BM: O caso de Leila e Raul é interessantíssimo, pois Raul era um escritor que, para existir, dependia da existência de uma contadora de histórias. A prova é que, sem Leila, Raul perdeu a inspiração. A meu ver, o escritor, no caso, era o produto do encontro dos dois, e a única expressão material desse escritor era o nome Elissa Rhais, que não podia ser o pseudônimo de Leila, porém também não o de Raul. Como você vê isso?
TABET: Na primeira parte da sua questão, você fala exatamente como Leila. Porque, quando ela quis convencer meu pai a aceitar o pseudônimo, ela disse que Elissa era ela e Rhais era ele. Na intimidade dos dois, isso era verdade. Só que o nome Elissa Rhais, para o público, era um nome de mulher, que encobria o homem. Ora, a gente escreve para ser publicada e para ser lida. Agora, concordo que ela foi coautora no início e inspiradora depois. Tanto no plano literário quanto no plano psicológico. Porque os primeiros romances são a transcrição literal das histórias que Leila contava. Isso posto, será que o autor é o sujeito que conta a história ou o que a escreve?
BM: O que reinventa a história escrevendo.
TABET: Sim. Por outro lado, o papel que Leila desempenhou na vida do meu pai foi decisivo, obrigando-o a escrever, encarcerando-o para fazer isso. Do ponto de vista da literatura, foi positivo.
BM: O seu livro me fez pensar na diferença entre a literatura ocidental e a oriental. No Ocidente, o autor é um escritor ou ele não existe. No Oriente, já não é assim. O autor não precisa escrever, ele pode simplesmente contar. Leila talvez recusasse essa diferença e, por isso, se considerava uma escritora.
TABET: No livro, Leila se serve da literatura para se vingar do fato de ter sido escravizada, humilhada… A literatura dá a ela a ocasião de existir, de ter um papel social. Mas eu acho interessante pensar na diferença entre Ocidente e Oriente para explicar a história de Leila e Raul. A Biblioteca de Alexandria tinha tantos textos quanto contadores de história, autores de literatura oral, e o imaginário oriental está muito presente no nosso.
BM: Por isso eu considero que Leila não foi uma impostora.

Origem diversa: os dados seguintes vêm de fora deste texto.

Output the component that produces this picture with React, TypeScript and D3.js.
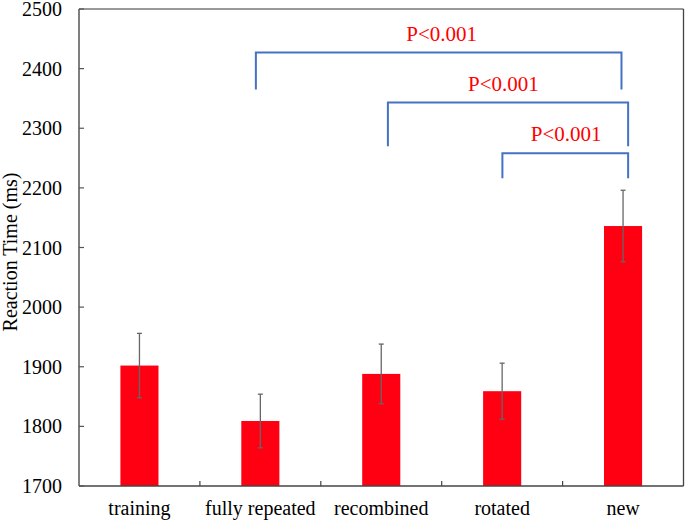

Pertencia a uma cultura que a autorizava a desejar o reconhecimento como autora – e ela o desejou sem nenhuma culpa.
TABET: A ponto de se apresentar como uma grande autora nos salões literários parisienses para os quais era convidada. Apesar dos erros de francês que Leila cometia, ela não tinha inibição alguma, fazia longos discursos. Falava como se fosse um Mauriac…
BM: Você diz que Leila escravizou Raul durante vinte anos. Na minha opinião, ela fez isso porque, do contrário, não poderia transmitir para as outras gerações de mulheres a experiência terrível que viveu no harém. Vejo nela uma figura liberadora e não estou certa de que tenha escravizado Raul. A menos que se trate de escravidão voluntária.
TABET: Leila é, sem dúvida nenhuma, uma figura positiva. Recebeu cartas das representantes dos primeiros movimentos feministas. Por ter sido considerada um símbolo da mulher que conquistou uma sociedade de homens. Tenho as respostas que ela enviava. São cartas fundadoras do feminismo. Só que as cartas eram escritas por um homem, meu pai. Isso irritou as feministas. Não vejo o porquê, aliás. A história mostra que não são necessariamente os membros de um grupo que defendem melhor as ideias do grupo. Muitas revoluções de esquerda foram feitas por burgueses.
BM: Gostaria que você falasse da relação entre a arte e a liberdade e, em particular, da relação entre a escrita e a liberdade.
TABET: A gente quando escreve é determinada pelo inconsciente. Há coisas que acontecem na escrita sobre as quais não há como ter controle, coisas que desembarcam no papel e surpreendem. Quando reli Elissa Rhais, eu descobri que era uma metáfora da criação.
BM: Seria possível desenvolver essa ideia?
TABET: O isolamento é um dos lugares privilegiados da criação, e a história literária mostra claramente a diferença entre as obras engendradas na solidão e as obras mundanas. Meu pai foi prisioneiro de Leila e soube se valer disso para fazer uma obra. Acredito que o isolamento também é decisivo no amor. Não há nada mais bonito do que o isolamento amoroso. A partir do momento em que os amantes começam a se relacionar com outras pessoas, eles começam a se separar. A concentração é decisiva para que um possa oferecer ao outro o próprio sonho, para que um deixe o outro entrar no jardim secreto do seu imaginário, jardim onde também florescem a obscenidade e a loucura. Quem oferece o sonho corre um grande risco. Ao fazer isso, dá ao outro o presente supremo. O imaginário é o nosso tesouro e o baluarte da resistência. Os ditadores sempre souberam disso… Daí a censura.